Some PSUs are designated as certainty PSUs because of their size and are automatically included in the sample. The remaining PSUs (called non-certainty PSUs) are stratified by several socioeconomic characteristics within each subuniverse. One PSU per stratum from each non-certainty stratum is selected, with probability proportional to size. PSUs from the high-minority subuniverses are sampled at twice the rate of those from the other subuniverses.

*Sampling schools*. In the second stage of sampling, public and private schools within each of the selected PSUs are listed according to the three age/grades. An independent sample of schools is selected separately for each age/grades, thus allowing some overlap of schools across the samples. Schools within each PSU are selected (without replacement) with probabilities proportional to size, with oversampling of private schools and of schools with high minority enrollment.

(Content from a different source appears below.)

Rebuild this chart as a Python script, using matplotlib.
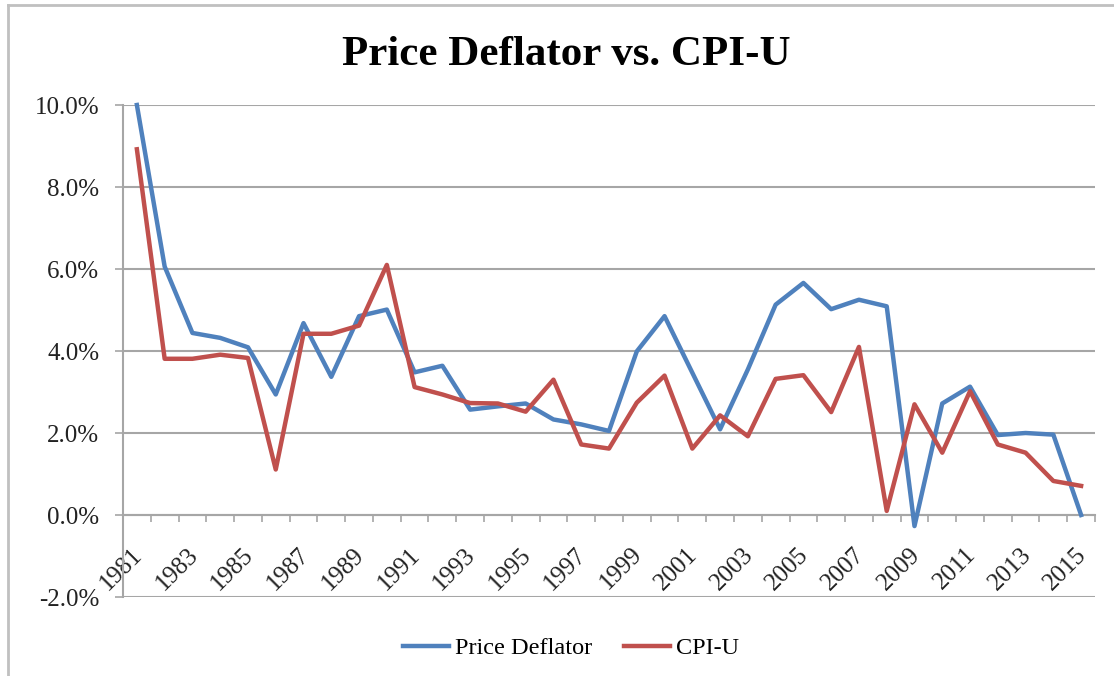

*Assigning assessment sessions to schools*. In the third stage of sampling, schools are assigned a number of assessment sessions based on (1) whether they are selected for the main or long-term samples, (2) age/grades, and (3) school size. Sessions are assigned to schools with three aims in mind: (1) to distribute students to different session types (e.g., reading, U.S. history/geography) across the whole sample for each age class so that the target number of assessed students can be achieved; (2) to maximize the number of different session types that are administered within a given schools; and (3) to give each student an equal chance of being selected for a given session type regardless of the number of sessions conducted in the school.

*Sampling students*. In the fourth stage of sampling, a list of all grade-eligible and age-eligible students is prepared for each school for the age class for which the school was selected. Students are selected systematically until the target sample size is reached. In small schools it is likely that all eligible students are included in the sample. No student is assigned to more than one session per school.